By Barak Oshri - January 25, 2021

This week we discussed the error control theorem in Stability Selection, a finite sample control technique for structure estimation.

Materials

• Paper by Nicolai Meinshausen & Peter Buehlmann

Why stability selection?

• The estimation of model structure in high dimensional settings is an extremely common statistical problem, found for example in supervised learning, gaussian graphical modelling, and clustering. Each of these settings have their own structure estimation techniques.
• Stability selection addresses the problem of proper regularization in any structure estimation setting using a generic subsampling approach that conservatively controls the type I error rate in finite samples.
• False discovery control with such generality is achieved mainly by assuming the exchangeability assumption and a "better than random guessing" condition.

Nuggets

The main result in the paper is an error control bound for the expected number of false discoveries when using stability selection.

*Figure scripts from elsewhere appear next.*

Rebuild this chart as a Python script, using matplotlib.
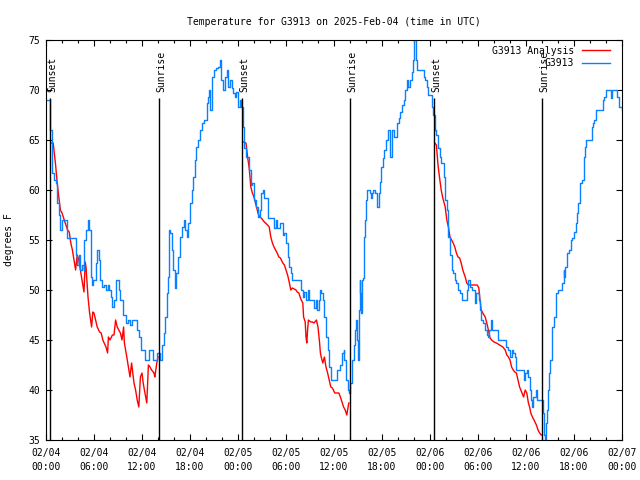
import datetime as dt
import numpy as np
import matplotlib
matplotlib.use("Agg")
import matplotlib.pyplot as plt
import matplotlib.dates as mdates
import matplotlib.transforms as mtrans

plt.rcParams['font.family'] = ['DejaVu Sans Mono']

START = dt.datetime(2025, 2, 4, 0, 0)
TITLE = "Temperature for G3913 on 2025-Feb-04 (time in UTC)"
YLABEL = "degrees F"
LEGEND_ANALYSIS = "G3913 Analysis"
LEGEND_OBS = "G3913"

# Observations (hours since 2025-02-04 00:00 UTC, degrees F)
obs_hours = [0.0, 0.3, 0.5, 0.7, 0.8, 1.0, 1.2, 1.4, 1.6, 1.8, 2.0, 2.4, 2.6, 3.0, 3.5, 3.7, 3.9, 4.1, 4.3, 4.5,
             4.75, 4.8, 5.0, 5.2, 5.4, 5.6, 5.8, 5.9, 6.2, 6.4, 6.6, 6.75, 7.0, 7.3, 7.5, 7.7, 7.9, 8.1, 8.25, 8.5,
             8.75, 9.0, 9.1, 9.3, 9.6, 10.0, 10.2, 10.5, 10.8, 11.2, 11.4, 11.6, 11.9, 12.2, 12.4, 12.7, 12.9, 13.2,
             13.4, 13.7, 13.9, 14.25, 14.5, 14.7, 14.9, 15.1, 15.3, 15.4, 15.5, 15.7, 15.9, 16.1, 16.3, 16.5, 16.75,
             16.95, 17.2, 17.4, 17.6, 17.8, 18.0, 18.2, 18.4, 18.6, 18.8, 19.0, 19.25, 19.5, 19.7, 20.0, 20.1, 20.2,
             20.4, 20.5, 20.7, 20.8, 21.0, 21.3, 21.5, 21.75, 21.9, 22.1, 22.4, 22.6, 22.8, 23.0, 23.2, 23.4, 23.6,
             23.8, 24.0, 24.2, 24.4, 24.6, 24.7, 24.8, 25.0, 25.2, 25.4, 25.6, 25.8, 26.0, 26.25, 26.5, 26.7, 26.9,
             27.1, 27.3, 27.7, 27.8, 28.2, 28.5, 28.7, 28.9, 29.1, 29.3, 29.6, 29.8, 30.0, 30.2, 30.4, 30.6, 30.8,
             31.6, 31.9, 32.1, 32.3, 32.5, 32.7, 32.9, 33.3, 33.5, 33.7, 33.9, 34.1, 34.3, 34.4, 34.6, 34.8, 35.0,
             35.2, 35.4, 35.6, 36.1, 36.4, 36.7, 37.0, 37.2, 37.3, 37.5, 37.7, 37.9, 38.0, 38.2, 38.3, 38.5, 38.6,
             38.75, 38.9, 39.0, 39.1, 39.2, 39.3, 39.4, 39.5, 39.6, 39.7, 39.8, 39.9, 40.0, 40.1, 40.3, 40.5, 40.6,
             40.8, 40.9, 41.1, 41.4, 41.6, 41.8, 41.9, 42.1, 42.3, 42.5, 42.8, 43.0, 43.2, 43.3, 43.5, 43.9, 44.1,
             44.3, 44.5, 44.7, 44.9, 45.1, 45.3, 45.5, 45.7, 45.9, 46.0, 46.2, 46.3, 46.4, 47.0, 47.2, 47.4, 47.6,
             47.8, 48.0, 48.25, 48.4, 48.6, 48.8, 49.0, 49.2, 49.4, 49.7, 49.9, 50.1, 50.3, 50.5, 50.7, 50.9, 51.1,
             51.3, 51.5, 51.7, 52.0, 52.4, 52.6, 52.8, 53.0, 53.2, 53.4, 53.6, 53.8, 54.1, 54.25, 54.4, 54.6, 54.9,
             55.1, 55.3, 55.4, 55.6, 55.7, 56.3, 56.5, 57.3, 57.5, 57.8, 58.0, 58.2, 58.4, 58.6, 58.8, 59.4, 59.7,
             59.9, 60.1, 60.3, 60.45, 60.6, 60.8, 60.9, 61.2, 61.4, 62.0, 62.1, 62.3, 62.4, 62.5, 62.6, 62.8, 62.9,
             63.0, 63.2, 63.3, 63.5, 63.7, 63.8, 64.0, 64.4, 64.5, 64.7, 64.8, 64.9, 65.1, 65.4, 65.6, 65.8, 66.0,
             66.25, 66.4, 66.5, 66.7, 66.8, 67.0, 67.2, 67.3, 67.4, 67.5, 68.0, 68.2, 68.4, 68.5, 68.8, 69.3, 69.6,
             69.8, 70.0, 70.4, 70.6, 70.8, 71.2, 71.4, 71.6, 72.0]
obs_temps = [69, 69, 66, 64, 61.7, 61, 60.7, 58.7, 57.5, 56, 57, 57, 55.2, 55.2, 55.2, 53.5, 52.5, 53.5, 52, 52.5,
             52, 55, 56, 57, 56, 51.3, 50.5, 51, 52.7, 54, 53, 51, 50.3, 50.5, 50, 50.5, 50, 49.3, 48.3, 49,
             51, 51, 50, 49, 47.5, 46.7, 47, 46.5, 47, 47, 46, 45.3, 44, 44, 43, 43, 44, 44,
             43, 43, 43.7, 43, 44.5, 45.7, 47.3, 49.7, 51.3, 56, 55.7, 54, 52, 50.2, 51.7, 53.3, 55.3,
             56.3, 57, 56, 55.3, 56.7, 58.7, 60, 61.3, 63, 64.3, 65, 66, 66.7, 67, 67, 68.7, 69.3,
             70, 68, 69.7, 71.3, 72, 72.2, 72.3, 73, 71, 70, 71.3, 72, 70.3, 71, 70.2, 69.7, 69.3,
             69.8, 68.3, 69, 68.3, 66.3, 65, 64.2, 63.3, 63.3, 62, 60.5, 60.7, 59, 58.3, 57.3, 58, 59.7,
             60, 59.2, 59, 57.2, 57.2, 56.2, 57, 56.2, 56.2, 56.7, 55.5, 55.7, 54.7, 53.3, 52.3, 51.7, 51,
             51, 50, 49.3, 49.8, 49, 50, 49, 49, 48.2, 49, 48, 49, 50, 49.7, 49, 47.3, 45.3,
             44, 42.3, 41, 41, 42, 42.5, 43.7, 44, 43, 41, 40, 39.7, 40.7, 41.7, 43, 44.5, 46,
             47, 45, 43, 48, 51, 49.7, 47.7, 51, 51.2, 53.7, 55.3, 57, 59, 60, 60, 59.7, 59.2,
             59.7, 60, 59.7, 58.3, 59.7, 60.8, 62.3, 63.2, 64, 65, 66, 63.3, 65.7, 66, 65.3, 66.7, 67.2,
             67.8, 68.5, 69, 70, 71, 70.3, 71, 71.8, 73, 75, 75, 73, 72, 72, 71.3, 71, 70.3,
             69.5, 69.5, 68.3, 67.5, 66, 65.5, 64.2, 63.3, 62.7, 61.3, 59, 58, 55.3, 53.5, 52, 51.7, 51,
             50.7, 50, 49.7, 49, 49, 50, 51, 50.3, 50, 50, 48.7, 49.7, 49, 48, 47, 46.7, 46,
             45.5, 45.3, 46, 47, 46, 46, 45, 45, 44.3, 44, 43.3, 44, 43.7, 43.3, 42, 42, 41,
             41.7, 42, 41.3, 40, 39, 38.3, 39.3, 40, 39, 39, 37.7, 35.5, 35, 36.7, 38, 40, 41.7,
             43, 45, 46.3, 47.3, 48.7, 49.7, 50, 50, 50.7, 52, 51.3, 52.3, 53.7, 54, 55, 55.2, 55.8,
             56.7, 57.7, 58.7, 60, 60.7, 61, 61.7, 63.3, 64.3, 65, 65, 66.3, 66.7, 67, 68, 68, 69,
             69.3, 70, 70, 69.2, 70, 70, 69.3, 68.3, 68]

# Analysis, night 1
ana1_hours = [0.67, 0.9, 1.2, 1.4, 1.6, 1.8, 2.0, 2.2, 2.4, 2.7, 2.9, 3.1, 3.3, 3.5, 3.7, 3.9, 4.1, 4.3, 4.5,
              4.75, 4.9, 5.0, 5.25, 5.45, 5.7, 5.85, 6.0, 6.2, 6.4, 6.7, 6.9, 7.1, 7.5, 7.7, 7.8, 8.0, 8.3, 8.5,
              8.7, 8.9, 9.1, 9.3, 9.5, 9.7, 9.8, 10.1, 10.3, 10.5, 10.7, 10.85, 11.0, 11.2, 11.4, 11.6, 11.8,
              12.0, 12.15, 12.3, 12.6, 12.8, 13.0, 13.2, 13.5, 13.6, 13.85, 14.0]
ana1_temps = [64.7, 64.7, 62.5, 60.7, 59.3, 58, 57.7, 57.2, 56.7, 56, 55.8, 54.7, 54, 53, 52, 53.5, 53, 52, 51,
              49.8, 52.8, 52.3, 49.3, 47.7, 46.3, 47.8, 47.7, 47, 46.3, 45.8, 45.7, 45, 44.3, 43.7, 45.3, 45, 45.5, 45.5,
              47, 46.3, 46, 45.7, 45, 46.3, 44.7, 43.3, 42.3, 41.3, 42.7, 41.7, 40.7, 40, 39, 38.3, 41.3,
              41.7, 40.7, 40, 38.7, 42.5, 42.3, 42, 41.7, 41.3, 42.7, 43.3]
# Analysis, night 2
ana2_hours = [24.7, 25.0, 25.2, 25.4, 25.6, 25.8, 26.0, 26.25, 26.5, 26.7, 26.9, 27.3, 27.7, 27.9, 28.1, 28.3,
              28.5, 28.7, 28.9, 29.1, 29.3, 29.6, 29.8, 30.0, 30.2, 30.4, 30.6, 30.8, 31.25, 31.4, 31.6, 31.9,
              32.1, 32.2, 32.4, 32.5, 32.6, 32.7, 32.8, 33.1, 33.3, 33.5, 33.8, 34.0, 34.2, 34.3, 34.4, 34.6,
              34.8, 35.0, 35.2, 35.4, 35.6, 35.8, 36.1, 36.6, 36.8, 37.0, 37.2, 37.4, 37.6, 37.7, 37.85]
ana2_temps = [64.8, 64.7, 63.3, 62.2, 60.3, 59.7, 59.3, 58.5, 57.7, 57.3, 57.2, 56.8, 56.5, 56.3, 55.3, 54.7,
              54.3, 54, 53.7, 53.3, 53.2, 52.7, 52.5, 52, 51.5, 50.8, 50, 50.2, 50, 49.8, 49.7, 49,
              48.7, 47.3, 46.8, 45.3, 44.7, 46, 47, 46.8, 46.8, 46.7, 47, 46.3, 44.7, 43.7, 43.3, 42.7,
              43.3, 42.3, 41.7, 41, 40.3, 40.2, 39.7, 39.7, 39.3, 38.8, 38.3, 38, 37.5, 38, 38.7]
# Analysis, night 3
ana3_hours = [48.6, 48.8, 49.0, 49.2, 49.4, 49.6, 49.9, 50.1, 50.3, 50.5, 50.7, 50.9, 51.1, 51.3, 51.5, 51.7,
              51.9, 52.1, 52.4, 52.6, 52.8, 53.9, 54.1, 54.25, 54.4, 54.6, 54.9, 55.1, 55.3, 55.5, 55.7, 56.0,
              56.3, 56.7, 57.1, 57.4, 57.6, 57.8, 58.0, 58.2, 58.4, 58.6, 58.8, 59.0, 59.2, 59.5, 59.7, 59.9,
              60.1, 60.3, 60.45, 60.6, 60.8, 61.0, 61.3, 61.5, 61.7, 61.9, 62.0]
ana3_temps = [64.7, 64.5, 62.5, 61.2, 60, 59.2, 58.3, 57, 56.3, 55.3, 55, 54.7, 54.3, 53.7, 53.3, 53.2,
              52.7, 52, 51.3, 50.7, 50.5, 50.5, 50.2, 49, 48, 47.7, 47.3, 46.7, 46, 45.2, 45, 44.8,
              44.7, 44.5, 44.3, 44, 43.5, 43.3, 43, 42.3, 42, 41.8, 41.7, 41, 40.3, 39.7, 39.3, 40,
              39.7, 38.7, 38.3, 37.7, 37.3, 37, 36.5, 36, 35.7, 35.5, 35.5]

# Sun events
event_hours = [0.5, 14.15, 24.55, 38.05, 48.5, 62.0]
event_labels = ["Sunset", "Sunrise", "Sunset", "Sunrise", "Sunset", "Sunrise"]
event_line_top = 69.2
event_text_y = 69.8

y_min, y_max = 35, 75
y_ticks = [35, 40, 45, 50, 55, 60, 65, 70, 75]


def to_dt(hours):
    return [START + dt.timedelta(hours=h) for h in hours]


RED = "#ff0000"
BLUE = "#0a80ff"

fig = plt.figure(figsize=(6.4, 4.8), dpi=100)
ax = fig.add_axes([46 / 640, 40 / 480, 576 / 640, 400 / 480])

ax.plot(to_dt(ana1_hours), ana1_temps, color=RED, lw=1.0, label=LEGEND_ANALYSIS)
ax.plot(to_dt(ana2_hours), ana2_temps, color=RED, lw=1.0)
ax.plot(to_dt(ana3_hours), ana3_temps, color=RED, lw=1.0)
ax.plot(to_dt(obs_hours), obs_temps, color=BLUE, lw=1.0, drawstyle='steps-post', label=LEGEND_OBS)

off = mtrans.offset_copy(ax.transData, fig=fig, x=1.5, y=0, units='points')
for h, lab in zip(event_hours, event_labels):
    t = START + dt.timedelta(hours=h)
    ax.vlines(t, y_min, event_line_top, color='black', lw=1.0, zorder=3)
    ax.text(t, event_text_y, lab, rotation=90, ha='center', va='bottom',
            fontsize=7, transform=off, zorder=3)

ax.set_xlim(START, START + dt.timedelta(hours=72))
ax.set_ylim(y_min, y_max)
ax.set_yticks(y_ticks)
ax.xaxis.set_major_locator(mdates.HourLocator(byhour=[0, 6, 12, 18]))
ax.xaxis.set_minor_locator(mdates.HourLocator(interval=2))
ax.xaxis.set_major_formatter(mdates.DateFormatter('%m/%d\n%H:%M'))

ax.tick_params(which='both', direction='in', top=True, right=True, width=0.8, labelsize=7)
ax.tick_params(which='major', length=4.5)
ax.tick_params(which='minor', length=2.5)
ax.tick_params(axis='x', pad=6)
ax.tick_params(axis='y', pad=4)
for lbl in ax.get_xticklabels():
    lbl.set_linespacing(1.4)
for sp in ax.spines.values():
    sp.set_linewidth(0.8)

ax.set_ylabel(YLABEL, fontsize=7)
ax.yaxis.set_label_coords(-0.055, 0.5)
ax.set_title(TITLE, fontsize=7, pad=11)

leg = ax.legend(loc='upper right', bbox_to_anchor=(1 - 8 / 576, 1 - 2 / 400),
                frameon=False, markerfirst=False, fontsize=7,
                handlelength=2.9, handletextpad=0.8, labelspacing=0.25,
                borderaxespad=0.2, borderpad=0.2)
leg.set_zorder(5)

fig.savefig("out.png", dpi=100)
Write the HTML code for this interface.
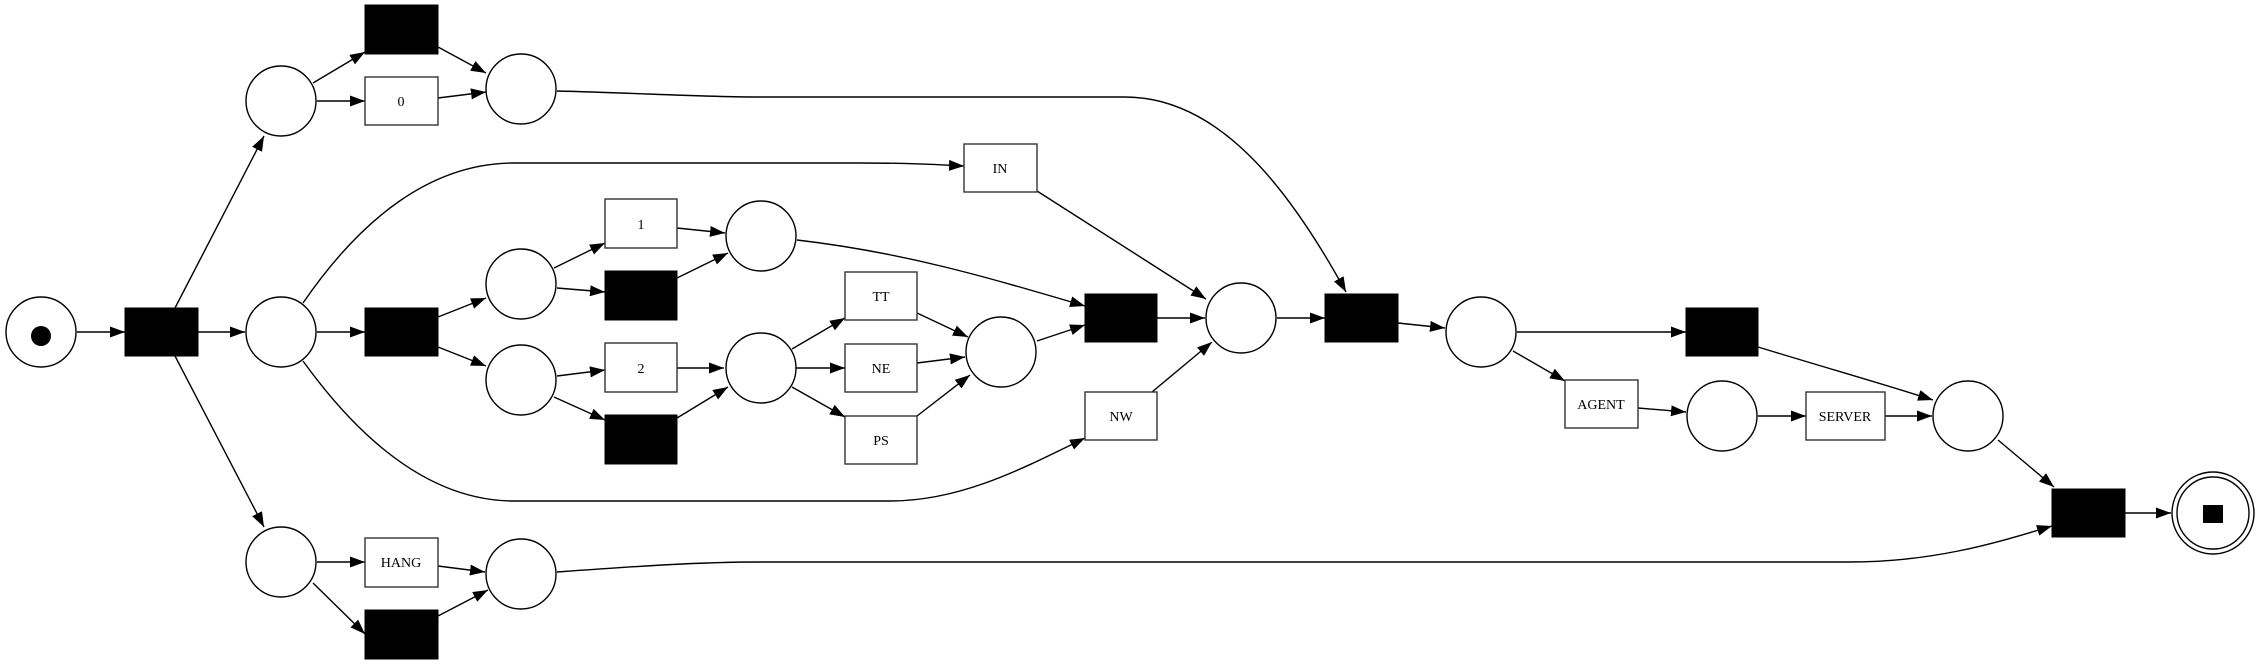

• Assume that stability selection is no worse than random guessing, which establishes a simple bound on the expected number of false positives.
• By assuming exchangeability, the probability of selecting any single false positive is distributed evenly among all the false positives.
• Using Markov's inequality, we can establish an upper bound on the probability of selecting a false positive in the simultaneous selection setting when the probability of selecting it in an individual trial is low (Lemma 2).
• Converting simultaneous selection probabilities into individual trial probabilities (Lemma 1) pays in the denominator of the final bound.

Lemma 1 (Lower bound for simultaneous selection probabilities)

• The stability selection formalization is written in terms of subsample probabilities but the math in the error control proof relies on simultaneous selection probabilities, so this lemma is used to establish a lower bound.
• The probability that some set of variables is in the selected set from a single-split subsample is equivalent to the probability that it is in both selected sets of simultaneous splits or in one of them.
• Using some simple inequalities that the probability of the variables not being selected in both splits is non-negative and that the probability of being selected in one simultaneous sample and not the other is smaller than not being selected in a single subsample, we get the result.

Lemma 2 (Markov-like inequality for lower bounding the probability of selecting false positives)

• This is the main mechanic to establish stability selection's error guarantees, relating the the choice of selection threshold to the probability of selectin false positives.
• In this proof, $K$ is a stand-in for false positives. By assuming that the probability of selecting $K$ is less than some small $\epsilon$, we establish a lower bound on the simultaneous selection probability as $\epsilon^2$.
• Apply Markov's inequality with the upper bound being some $\xi$, the selection threshold, to the inequality to obtain the desired result.